= Information provided =
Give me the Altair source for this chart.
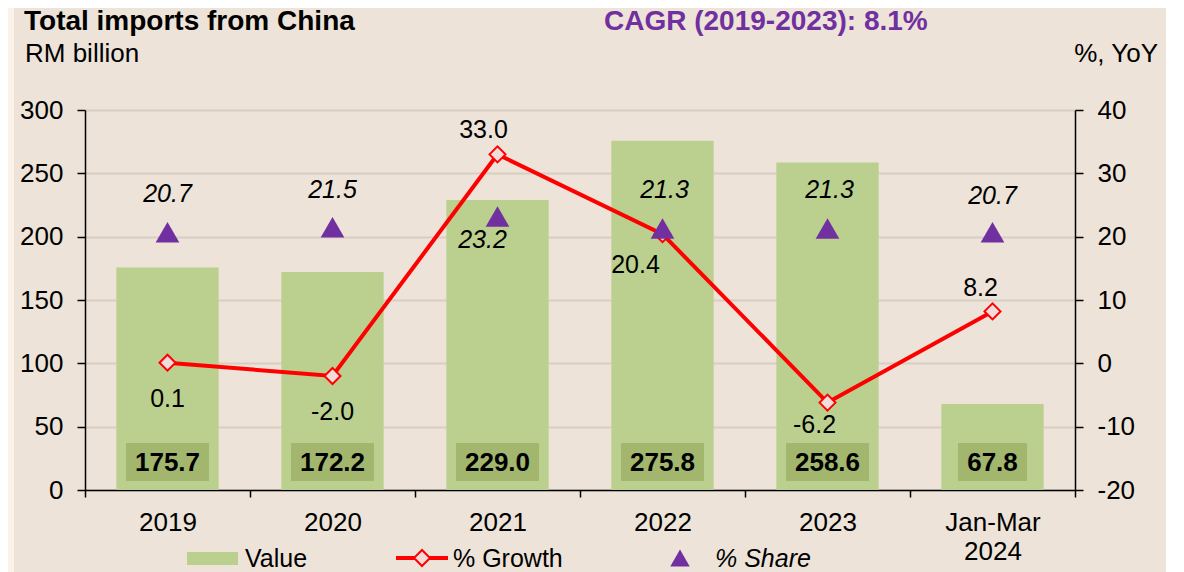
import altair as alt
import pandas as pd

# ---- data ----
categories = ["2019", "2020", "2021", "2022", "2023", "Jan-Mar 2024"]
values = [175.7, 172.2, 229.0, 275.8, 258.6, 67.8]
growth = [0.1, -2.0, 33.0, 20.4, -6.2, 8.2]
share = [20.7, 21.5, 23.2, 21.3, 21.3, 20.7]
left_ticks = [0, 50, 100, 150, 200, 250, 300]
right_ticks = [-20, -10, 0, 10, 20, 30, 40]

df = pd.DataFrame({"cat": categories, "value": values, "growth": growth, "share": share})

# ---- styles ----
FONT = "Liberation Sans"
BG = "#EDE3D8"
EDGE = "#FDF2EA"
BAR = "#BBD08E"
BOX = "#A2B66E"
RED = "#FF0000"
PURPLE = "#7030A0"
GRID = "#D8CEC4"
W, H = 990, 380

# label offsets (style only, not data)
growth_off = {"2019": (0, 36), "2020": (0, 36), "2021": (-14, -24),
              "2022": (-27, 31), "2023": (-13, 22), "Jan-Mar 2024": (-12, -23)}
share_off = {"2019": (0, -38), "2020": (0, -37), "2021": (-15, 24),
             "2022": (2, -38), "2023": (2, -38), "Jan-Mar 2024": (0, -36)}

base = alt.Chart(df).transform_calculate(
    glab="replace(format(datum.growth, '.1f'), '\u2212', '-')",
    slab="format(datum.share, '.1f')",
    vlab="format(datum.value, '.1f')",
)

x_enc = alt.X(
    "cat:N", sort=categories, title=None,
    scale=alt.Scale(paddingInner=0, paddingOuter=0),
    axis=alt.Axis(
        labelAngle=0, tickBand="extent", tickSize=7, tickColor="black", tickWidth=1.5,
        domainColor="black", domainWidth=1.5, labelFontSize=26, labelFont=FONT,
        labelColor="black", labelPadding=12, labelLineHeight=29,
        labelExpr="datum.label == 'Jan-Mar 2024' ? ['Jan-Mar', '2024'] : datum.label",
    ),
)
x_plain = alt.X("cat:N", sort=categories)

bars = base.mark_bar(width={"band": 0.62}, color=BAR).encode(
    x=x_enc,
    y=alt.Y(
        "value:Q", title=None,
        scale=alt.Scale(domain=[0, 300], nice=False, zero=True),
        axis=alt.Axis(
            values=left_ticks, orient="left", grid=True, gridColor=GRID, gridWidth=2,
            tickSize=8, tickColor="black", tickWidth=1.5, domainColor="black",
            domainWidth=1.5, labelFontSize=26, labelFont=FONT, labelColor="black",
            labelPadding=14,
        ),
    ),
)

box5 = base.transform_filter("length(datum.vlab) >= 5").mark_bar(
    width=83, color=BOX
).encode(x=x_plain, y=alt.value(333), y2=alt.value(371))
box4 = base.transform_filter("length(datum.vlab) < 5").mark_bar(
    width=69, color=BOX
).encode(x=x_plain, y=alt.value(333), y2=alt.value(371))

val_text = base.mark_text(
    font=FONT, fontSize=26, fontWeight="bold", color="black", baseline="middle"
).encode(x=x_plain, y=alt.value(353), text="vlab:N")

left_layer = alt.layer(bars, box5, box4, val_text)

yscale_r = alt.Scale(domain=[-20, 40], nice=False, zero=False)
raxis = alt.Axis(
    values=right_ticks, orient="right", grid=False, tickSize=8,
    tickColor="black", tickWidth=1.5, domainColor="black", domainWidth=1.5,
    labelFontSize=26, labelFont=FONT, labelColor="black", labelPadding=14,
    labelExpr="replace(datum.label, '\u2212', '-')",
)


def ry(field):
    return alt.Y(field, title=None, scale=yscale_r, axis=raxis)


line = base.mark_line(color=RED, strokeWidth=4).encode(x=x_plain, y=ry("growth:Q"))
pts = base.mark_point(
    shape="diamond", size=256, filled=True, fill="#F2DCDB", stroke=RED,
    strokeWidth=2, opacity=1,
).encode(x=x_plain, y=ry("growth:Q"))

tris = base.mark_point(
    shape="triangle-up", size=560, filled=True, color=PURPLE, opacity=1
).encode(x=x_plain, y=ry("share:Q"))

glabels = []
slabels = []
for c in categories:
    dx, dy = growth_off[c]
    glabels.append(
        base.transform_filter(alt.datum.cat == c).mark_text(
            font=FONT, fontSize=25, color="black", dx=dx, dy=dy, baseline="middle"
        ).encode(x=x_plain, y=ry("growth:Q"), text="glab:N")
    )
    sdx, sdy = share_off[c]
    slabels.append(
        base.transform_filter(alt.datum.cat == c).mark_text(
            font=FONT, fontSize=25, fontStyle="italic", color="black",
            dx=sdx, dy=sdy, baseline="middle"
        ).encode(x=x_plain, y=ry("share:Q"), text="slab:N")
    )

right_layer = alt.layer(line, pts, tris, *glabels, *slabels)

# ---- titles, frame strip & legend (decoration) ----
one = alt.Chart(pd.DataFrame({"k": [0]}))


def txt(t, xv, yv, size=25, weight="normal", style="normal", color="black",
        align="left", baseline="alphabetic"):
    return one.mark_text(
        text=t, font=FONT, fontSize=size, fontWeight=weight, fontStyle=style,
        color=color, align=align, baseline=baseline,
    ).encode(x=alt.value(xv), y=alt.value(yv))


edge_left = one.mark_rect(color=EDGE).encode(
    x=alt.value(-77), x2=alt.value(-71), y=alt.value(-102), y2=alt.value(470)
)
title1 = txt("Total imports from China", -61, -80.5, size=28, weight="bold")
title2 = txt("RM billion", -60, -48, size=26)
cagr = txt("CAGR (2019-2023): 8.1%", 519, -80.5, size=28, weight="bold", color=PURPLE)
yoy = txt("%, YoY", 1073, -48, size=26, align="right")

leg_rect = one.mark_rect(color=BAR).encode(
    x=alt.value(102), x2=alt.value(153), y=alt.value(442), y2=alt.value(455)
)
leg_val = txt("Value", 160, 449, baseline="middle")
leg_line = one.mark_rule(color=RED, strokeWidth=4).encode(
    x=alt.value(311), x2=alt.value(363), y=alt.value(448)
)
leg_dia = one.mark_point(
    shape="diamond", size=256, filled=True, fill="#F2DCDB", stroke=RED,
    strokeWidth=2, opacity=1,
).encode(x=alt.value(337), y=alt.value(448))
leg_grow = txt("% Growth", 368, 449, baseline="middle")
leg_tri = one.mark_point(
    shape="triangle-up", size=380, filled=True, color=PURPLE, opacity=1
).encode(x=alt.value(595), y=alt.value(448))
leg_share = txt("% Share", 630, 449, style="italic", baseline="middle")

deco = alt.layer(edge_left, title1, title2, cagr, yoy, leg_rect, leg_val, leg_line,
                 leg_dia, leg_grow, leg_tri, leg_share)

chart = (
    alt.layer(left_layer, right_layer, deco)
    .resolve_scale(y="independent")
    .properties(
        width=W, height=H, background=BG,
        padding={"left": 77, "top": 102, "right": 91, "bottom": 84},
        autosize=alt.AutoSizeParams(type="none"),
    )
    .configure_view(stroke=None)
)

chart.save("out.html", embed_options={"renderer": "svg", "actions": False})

= Directions =
Copy out all of the data word for word. Do not carry over any picture.

= Exercise output =
Give me the Altair source for this chart.
import altair as alt
import pandas as pd

# ---- data ----
categories = ["2019", "2020", "2021", "2022", "2023", "Jan-Mar 2024"]
values = [175.7, 172.2, 229.0, 275.8, 258.6, 67.8]
growth = [0.1, -2.0, 33.0, 20.4, -6.2, 8.2]
share = [20.7, 21.5, 23.2, 21.3, 21.3, 20.7]
left_ticks = [0, 50, 100, 150, 200, 250, 300]
right_ticks = [-20, -10, 0, 10, 20, 30, 40]

df = pd.DataFrame({"cat": categories, "value": values, "growth": growth, "share": share})

# ---- styles ----
FONT = "Liberation Sans"
BG = "#EDE3D8"
EDGE = "#FDF2EA"
BAR = "#BBD08E"
BOX = "#A2B66E"
RED = "#FF0000"
PURPLE = "#7030A0"
GRID = "#D8CEC4"
W, H = 990, 380

# label offsets (style only, not data)
growth_off = {"2019": (0, 36), "2020": (0, 36), "2021": (-14, -24),
              "2022": (-27, 31), "2023": (-13, 22), "Jan-Mar 2024": (-12, -23)}
share_off = {"2019": (0, -38), "2020": (0, -37), "2021": (-15, 24),
             "2022": (2, -38), "2023": (2, -38), "Jan-Mar 2024": (0, -36)}

base = alt.Chart(df).transform_calculate(
    glab="replace(format(datum.growth, '.1f'), '\u2212', '-')",
    slab="format(datum.share, '.1f')",
    vlab="format(datum.value, '.1f')",
)

x_enc = alt.X(
    "cat:N", sort=categories, title=None,
    scale=alt.Scale(paddingInner=0, paddingOuter=0),
    axis=alt.Axis(
        labelAngle=0, tickBand="extent", tickSize=7, tickColor="black", tickWidth=1.5,
        domainColor="black", domainWidth=1.5, labelFontSize=26, labelFont=FONT,
        labelColor="black", labelPadding=12, labelLineHeight=29,
        labelExpr="datum.label == 'Jan-Mar 2024' ? ['Jan-Mar', '2024'] : datum.label",
    ),
)
x_plain = alt.X("cat:N", sort=categories)

bars = base.mark_bar(width={"band": 0.62}, color=BAR).encode(
    x=x_enc,
    y=alt.Y(
        "value:Q", title=None,
        scale=alt.Scale(domain=[0, 300], nice=False, zero=True),
        axis=alt.Axis(
            values=left_ticks, orient="left", grid=True, gridColor=GRID, gridWidth=2,
            tickSize=8, tickColor="black", tickWidth=1.5, domainColor="black",
            domainWidth=1.5, labelFontSize=26, labelFont=FONT, labelColor="black",
            labelPadding=14,
        ),
    ),
)

box5 = base.transform_filter("length(datum.vlab) >= 5").mark_bar(
    width=83, color=BOX
).encode(x=x_plain, y=alt.value(333), y2=alt.value(371))
box4 = base.transform_filter("length(datum.vlab) < 5").mark_bar(
    width=69, color=BOX
).encode(x=x_plain, y=alt.value(333), y2=alt.value(371))

val_text = base.mark_text(
    font=FONT, fontSize=26, fontWeight="bold", color="black", baseline="middle"
).encode(x=x_plain, y=alt.value(353), text="vlab:N")

left_layer = alt.layer(bars, box5, box4, val_text)

yscale_r = alt.Scale(domain=[-20, 40], nice=False, zero=False)
raxis = alt.Axis(
    values=right_ticks, orient="right", grid=False, tickSize=8,
    tickColor="black", tickWidth=1.5, domainColor="black", domainWidth=1.5,
    labelFontSize=26, labelFont=FONT, labelColor="black", labelPadding=14,
    labelExpr="replace(datum.label, '\u2212', '-')",
)


def ry(field):
    return alt.Y(field, title=None, scale=yscale_r, axis=raxis)


line = base.mark_line(color=RED, strokeWidth=4).encode(x=x_plain, y=ry("growth:Q"))
pts = base.mark_point(
    shape="diamond", size=256, filled=True, fill="#F2DCDB", stroke=RED,
    strokeWidth=2, opacity=1,
).encode(x=x_plain, y=ry("growth:Q"))

tris = base.mark_point(
    shape="triangle-up", size=560, filled=True, color=PURPLE, opacity=1
).encode(x=x_plain, y=ry("share:Q"))

glabels = []
slabels = []
for c in categories:
    dx, dy = growth_off[c]
    glabels.append(
        base.transform_filter(alt.datum.cat == c).mark_text(
            font=FONT, fontSize=25, color="black", dx=dx, dy=dy, baseline="middle"
        ).encode(x=x_plain, y=ry("growth:Q"), text="glab:N")
    )
    sdx, sdy = share_off[c]
    slabels.append(
        base.transform_filter(alt.datum.cat == c).mark_text(
            font=FONT, fontSize=25, fontStyle="italic", color="black",
            dx=sdx, dy=sdy, baseline="middle"
        ).encode(x=x_plain, y=ry("share:Q"), text="slab:N")
    )

right_layer = alt.layer(line, pts, tris, *glabels, *slabels)

# ---- titles, frame strip & legend (decoration) ----
one = alt.Chart(pd.DataFrame({"k": [0]}))


def txt(t, xv, yv, size=25, weight="normal", style="normal", color="black",
        align="left", baseline="alphabetic"):
    return one.mark_text(
        text=t, font=FONT, fontSize=size, fontWeight=weight, fontStyle=style,
        color=color, align=align, baseline=baseline,
    ).encode(x=alt.value(xv), y=alt.value(yv))


edge_left = one.mark_rect(color=EDGE).encode(
    x=alt.value(-77), x2=alt.value(-71), y=alt.value(-102), y2=alt.value(470)
)
title1 = txt("Total imports from China", -61, -80.5, size=28, weight="bold")
title2 = txt("RM billion", -60, -48, size=26)
cagr = txt("CAGR (2019-2023): 8.1%", 519, -80.5, size=28, weight="bold", color=PURPLE)
yoy = txt("%, YoY", 1073, -48, size=26, align="right")

leg_rect = one.mark_rect(color=BAR).encode(
    x=alt.value(102), x2=alt.value(153), y=alt.value(442), y2=alt.value(455)
)
leg_val = txt("Value", 160, 449, baseline="middle")
leg_line = one.mark_rule(color=RED, strokeWidth=4).encode(
    x=alt.value(311), x2=alt.value(363), y=alt.value(448)
)
leg_dia = one.mark_point(
    shape="diamond", size=256, filled=True, fill="#F2DCDB", stroke=RED,
    strokeWidth=2, opacity=1,
).encode(x=alt.value(337), y=alt.value(448))
leg_grow = txt("% Growth", 368, 449, baseline="middle")
leg_tri = one.mark_point(
    shape="triangle-up", size=380, filled=True, color=PURPLE, opacity=1
).encode(x=alt.value(595), y=alt.value(448))
leg_share = txt("% Share", 630, 449, style="italic", baseline="middle")

deco = alt.layer(edge_left, title1, title2, cagr, yoy, leg_rect, leg_val, leg_line,
                 leg_dia, leg_grow, leg_tri, leg_share)

chart = (
    alt.layer(left_layer, right_layer, deco)
    .resolve_scale(y="independent")
    .properties(
        width=W, height=H, background=BG,
        padding={"left": 77, "top": 102, "right": 91, "bottom": 84},
        autosize=alt.AutoSizeParams(type="none"),
    )
    .configure_view(stroke=None)
)

chart.save("out.html", embed_options={"renderer": "svg", "actions": False})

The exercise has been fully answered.